Es hat mir Spaß gemacht, aber ich konnte es irgendwann nicht mehr vereinbaren, nachts nach den Aufführungen nach Hause zu kommen und am Morgen um acht im Laden zu stehen. Ich habe die Apotheke dann verlassen.
Was war ihr Eindruck vom Menschen Brecht?
Ich habe ihn als freundlichen, netten und humorvollen Menschen kennengelernt. Zum Einstieg in die Woche am Montag hat er immer gefragt: „Bevor wir hier anfangen: Hat denn keiner was erlebt am Wochenende? Irgendetwas Schönes, was man der Nachwelt so mitgeben könnte?” Es ging dann so weit, dass wir gute Witze, wenn wir die fanden, aufgehoben und als eigene ausgegeben haben.
Was ist Ihnen besonders in Erinnerung geblieben?

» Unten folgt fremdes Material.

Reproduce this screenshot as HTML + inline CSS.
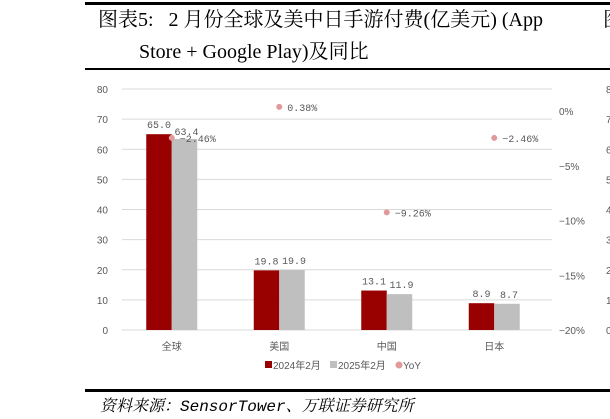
<!DOCTYPE html>
<html><head><meta charset="utf-8"><style>
body{margin:0;width:610px;height:419px;background:#fff;overflow:hidden;position:relative;font-family:"Liberation Serif","Noto Serif CJK SC",serif}
.t{position:absolute;white-space:nowrap}
</style></head><body>
<div style="position:absolute;left:85px;top:2px;width:525px;height:3px;background:#000"></div>
<div class="t" style="left:98px;top:9px;font-size:20px;line-height:22px">图表5:&nbsp;&nbsp;&nbsp;2 月份全球及美中日手游付费(亿美元) (App</div>
<div class="t" style="left:139px;top:41px;font-size:20px;line-height:22px">Store + Google Play)及同比</div>
<div class="t" style="left:603px;top:9px;font-size:20px;line-height:22px">图</div>
<div style="position:absolute;left:85px;top:68px;width:525px;height:2px;background:#000"></div>
<div style="position:absolute;left:85px;top:389px;width:525px;height:3px;background:#000"></div>
<div class="t" style="left:100px;top:393px;font-size:16px;font-style:italic;font-family:'Liberation Mono','Noto Serif CJK SC',serif">资料来源：SensorTower、万联证券研究所</div>
<svg id="c" width="610" height="419" style="position:absolute;left:0;top:0" font-family="Liberation Sans, Noto Sans CJK SC, sans-serif"></svg>
<script>
const categories=["全球","美国","中国","日本"];
const s2024=[65.0,19.8,13.1,8.9];
const s2025=[63.4,19.9,11.9,8.7];
const yoy=[-2.46,0.38,-9.26,-2.46];
const leftTicks=[0,10,20,30,40,50,60,70,80];
const rightTicks=[0,-5,-10,-15,-20];
const svg=document.getElementById('c');const NS='http://www.w3.org/2000/svg';
function el(t,a,p){const e=document.createElementNS(NS,t);for(const k in a)e.setAttribute(k,a[k]);(p||svg).appendChild(e);return e;}
const x0=122,x1=552,yB=330,yT=89;
const yL=v=>yB-(v/80)*(yB-yT);
const yR=v=>yB-((v+20)/20)*(yB-111);
const band=(x1-x0)/categories.length;
const cx=i=>x0+band*(i+0.5)-4;
leftTicks.forEach(v=>{
 const g=el('line',{x1:x0,x2:x1,y1:yL(v),y2:yL(v),stroke:'#d9d9d9','stroke-width':1});
 
 const t=el('text',{x:108,y:yL(v)+4,'text-anchor':'end','font-size':10,fill:'#595959'});t.textContent=v;
 
 const r=el('text',{x:606,y:yL(v)+4,'font-size':10,fill:'#595959'});r.textContent=v;
 
});
rightTicks.forEach(v=>{
 const t=el('text',{x:559,y:yR(v)+4,'font-size':10,fill:'#595959'});t.textContent=(v===0?'0':'−'+(-v))+'%';
 
});
categories.forEach((c,i)=>{
 const bw=25.5;
 const r=el('rect',{x:cx(i)-bw,y:yL(s2024[i]),width:bw,height:yB-yL(s2024[i]),fill:'#990000'});
 
 const g=el('rect',{x:cx(i),y:yL(s2025[i]),width:bw,height:yB-yL(s2025[i]),fill:'#bfbfbf'});
 
 const l1=el('text',{x:cx(i)-bw/2,y:yL(s2024[i])-6,'text-anchor':'middle','font-size':10,fill:'#595959','font-family':'Liberation Mono, monospace'});l1.textContent=s2024[i].toFixed(1);
 
 const l2=el('text',{x:cx(i)+bw/2+2,y:yL(s2025[i])-(i===0?4:6),'text-anchor':'middle','font-size':10,fill:'#595959','font-family':'Liberation Mono, monospace'});l2.textContent=s2025[i].toFixed(1);
 
 const d=el('circle',{cx:cx(i),cy:yR(yoy[i]),r:3,fill:'#e09a9a'});
 
 const dl=el('text',{x:cx(i)+8,y:yR(yoy[i])+4,'font-size':10,fill:'#595959','font-family':'Liberation Mono, monospace'});dl.textContent=(yoy[i]<0?'−'+(-yoy[i]).toFixed(2):yoy[i].toFixed(2))+'%';
 
 const cl=el('text',{x:cx(i),y:350,'text-anchor':'middle','font-size':10,fill:'#595959'});cl.textContent=c;
 
});
const lg=[[265,'#990000','2024年2月','rect'],[330,'#bfbfbf','2025年2月','rect'],[395,'#e09a9a','YoY','circle']];
lg.forEach(([x,col,txt,s])=>{
 const m=s==='rect'?el('rect',{x:x,y:361,width:7,height:7,fill:col}):el('circle',{cx:x+4,cy:365,r:3.5,fill:col});
 
 const t=el('text',{x:x+8,y:369,'font-size':10,fill:'#595959'});t.textContent=txt;
 
});
</script>
</body></html>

Ich hatte mal eine Begegnung mit Brecht in den Proben zur „Winterschlacht“. Die Szene, die wir einstudierten, zeigte den Rückzug der Armee in Stalingrad. Wir saßen als Soldaten auf einem Lkw. Die Bühne hat sich gedreht, um Bewegung zu simulieren. Wir haben dann aber zu schön gesungen. Brecht hat daraufhin alle Schauspieler aufgefordert, sieben oder acht Leute, ihre Dialekte einzusetzen. Zuerst hat er alle befragt, wo sie herkamen. Es ging dann: Sachsen, Thüringen und so weiter. Dann war ich an der Reihe und sagte: „Niederlande.” Daraufhin: Ruhe. Ich höre nur wie einer hinten sagte: „Ach, du Scheiße. Jetzt wird er sauer.” Dann rief Brecht: „Ich habe Ihnen doch eine nette Frage gestellt. Meinen Sie nicht, Sie müssten mir auch freundlich antworten.” An dem Punkt muss ich schon einen knallroten Kopf gehabt haben. Im selben Moment erscheint Brechts Assistent und flüstert ihm etwas ins Ohr. Elfte Reihe, Regiereihe. Er ist dann von seinem Tisch ganz nach vorn gelaufen, an die Bühne ran. „Junger Mann, ich glaube, ich muss mich bei Ihnen entschuldigen.” Ich habe ihm dann bestätigt, dass ich wirklich aus den Niederlanden stamme, in Amsterdam geboren bin. Es stellte sich dann heraus, er hat Holland sehr gemocht.
Frau Weigel war sehr einflussreich, nicht nur als Intendantin und Schauspielerin. Wie ist es ihr gelungen, die 32 Panzerräder von der sowjetischen Besatzungsmacht zu organisieren, die seit 1954 zur Bewegung der Bühne des Berliner Ensembles eingesetzt werden?
Frau Weigel hat die Sachen immer gleich angepackt. Sie fuhr mit unserem Technischen Direktor glaube ich nach Karlshorst zur Verwaltung, dem Domizil der Russen. Die waren sogar etwas sauer, dass sie nicht selbst auf die Idee gekommen waren, dass die Räder auf diese Weise eingesetzt werden können. Sie sind ja bekannt dafür, ein Land der Improvisation zu sein. Zugleich haben sie sich gewundert, dass die Deutschen so kurz nach dem Krieg schon wieder mit einem Panzer spielen wollten.